Justin Townes Earle: Midnight at the Movies (Bloodshot)
Justin Townes Earle's second album is a remarkably mature, accomplished disc that grows more absorbing with every listen. He's clearly completed a master's degree in the American songbook stretching from Tin Pan Alley to Nashville's Bluebird Cafe to Austin's "Continental Club." The sound is both modern and throwback. And Earle is ambitious throughout. There's the stylistic range over 12 tunes and 32 minutes, but also the lyrical depth, a skill for storytelling. "What I Mean to You" and "Poor Fool" offer old pedal steel guitar and a bit of Texas honky tonk swing behind Earle's breezy, confident vocals that evoke early Leon Redbone. The lush "Midnight at the Movies" is a story song worthy of his genes that could easily fit on a Randy Newman album. "They Killed John Henry, beginning with the big man's funeral and imagining the story thereafter, " tackles public domain folk and could have come straight off Springsteen's "Seeger Sessions." "Walk Out" is a rag you might hear in New Orleans or Austin. "Someday I'll Be Forgiven for This" gives Earle a shot at a quiet ballad and the vocal likeness to his old man is chilling. So is the song, as sad a kiss-off -- with a lyrical twist -- as you'll hear. The lone cover of The Replacements "Can't Hardly Wait" fits perfectly thanks to the mandolin-fueled arrangement.?The disc's best cut, "Mama's Eyes" makes a nod to Earle's famous father. "I am my father's son," he sings, "never know when to shut up...We don't see eye to eye, but I'll be the first to admit I never tried." He's not riding on coattails here. "Midnight" is charming, captivating, and worth listening until sunrise.
Blood and Candle Smoke: Tom Russell (Shout!
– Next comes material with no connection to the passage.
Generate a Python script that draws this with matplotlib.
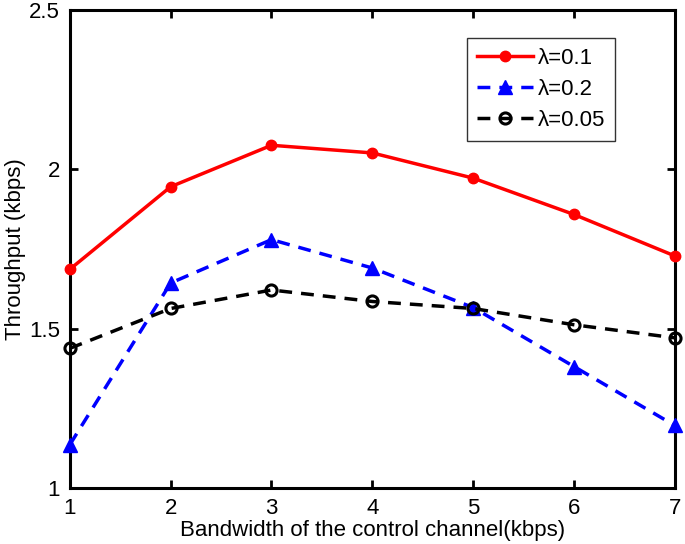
import matplotlib.pyplot as plt

# Data
bandwidth = [1, 2, 3, 4, 5, 6, 7]
thr_01 = [1.686, 1.945, 2.075, 2.051, 1.972, 1.858, 1.728]
thr_02 = [1.136, 1.643, 1.779, 1.690, 1.566, 1.381, 1.196]
thr_005 = [1.438, 1.563, 1.621, 1.585, 1.563, 1.512, 1.471]


def plot():
    plt.rcParams['font.family'] = ['Liberation Sans', 'DejaVu Sans']
    fig = plt.figure(figsize=(6.85, 5.44), dpi=100)
    ax = fig.add_axes([0.102, 0.103, 0.883, 0.879])

    ax.plot(bandwidth, thr_01, '-', color='red', lw=2.5, marker='o',
            ms=7.5, label='λ=0.1', clip_on=False, zorder=5)
    ax.plot(bandwidth, thr_02, '--', color='blue', lw=2.5, marker='^',
            ms=10, dashes=(3.7, 2.6), label='λ=0.2', clip_on=False, zorder=4)
    ax.plot(bandwidth, thr_005, '--', color='black', lw=2.5, marker='o',
            ms=8, mfc='none', mew=2.2, dashes=(3.7, 2.6), label='λ=0.05',
            clip_on=False, zorder=4)

    ax.set_xlim(1, 7)
    ax.set_ylim(1, 2.5)
    ax.set_xticks(bandwidth)
    ax.set_yticks([1, 1.5, 2, 2.5])
    ax.set_yticklabels(['1', '1.5', '2', '2.5'])
    ax.tick_params(direction='in', top=True, right=True, labelsize=16,
                   width=2, length=6, pad=7)
    for s in ax.spines.values():
        s.set_linewidth(2.2)

    ax.set_xlabel('Bandwidth of the control channel(kbps)', fontsize=16, labelpad=1)
    ax.set_ylabel('Throughput (kbps)', fontsize=16, labelpad=2)

    leg = ax.legend(loc='upper right', bbox_to_anchor=(0.902, 0.942),
                    borderaxespad=0, fontsize=16, fancybox=False,
                    edgecolor='black', handlelength=2.5, borderpad=0.45,
                    labelspacing=0.45, handletextpad=0.25)
    leg.get_frame().set_linewidth(1)

    fig.savefig('out.png', dpi=100)


if __name__ == "__main__":
    plot()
Factory)
Tom Russell says his latest album is an example of "desert noir" and he thinks we've beaten the Americana references to death. Call him an American composer, small c. He's spent 30 years earning that title, chronicling the fading West and a cast of characters from Muhammad Ali to Mickey Mantle to Picasso. He's not afraid to match his literary aspirations—there are references to moveable feast, darkness visible, Graham Greene, and a song inspired by a Joan Didion essay here—with his rich, weathered voice.? He's always been a restless artist. Blood and Candle Smoke benefits from his searching for the next step, matching him with members of Calexico who lend atmospheric trumpet, keyboards, and a more solid bottom that his past efforts. It's a richer sonic palette, well suited to the tunes. The tunes range from the autobiographical, including "Nina Simone" about the first time hearing her voice, "Criminology," about his time in Africa, and the fine opener, "East of Woodstock, West of Viet Nam," contrasting Russell's teaching in Nigeria in the late 1960s while men his age were going to war.?"Mississippi River Runnin' Backwards" opens to "Old Man River" then surveys the devastation loosed upon the land. "Feast and famine, y'all. Fire and flood. Abominations you understand. Don't need no Old Testament prophet to tell me we ain't living in the promised land" to a southwest/New Orleans vibe. He explores river towns in "American Rivers," visits Mexican believers in "Guadalupe" and a look at Native Americans dying literally and metaphorically in "Crosses of San Carlos." There's also a typically wistful picture in "Santa Ana Wind," another fine duet with longtime collaborator Gretchen Peters. In keeping with recent albums featuring a song biography or two, Russell profiles Mother Jones in "The Most Dangerous Woman in America."?Russell has released two dozen albums, many of them ambitious, over his career. "Blood and Candle Smoke" is one of the best in a canon that's established him as a compelling chronicler and American composer. It's one of the best discs of the year.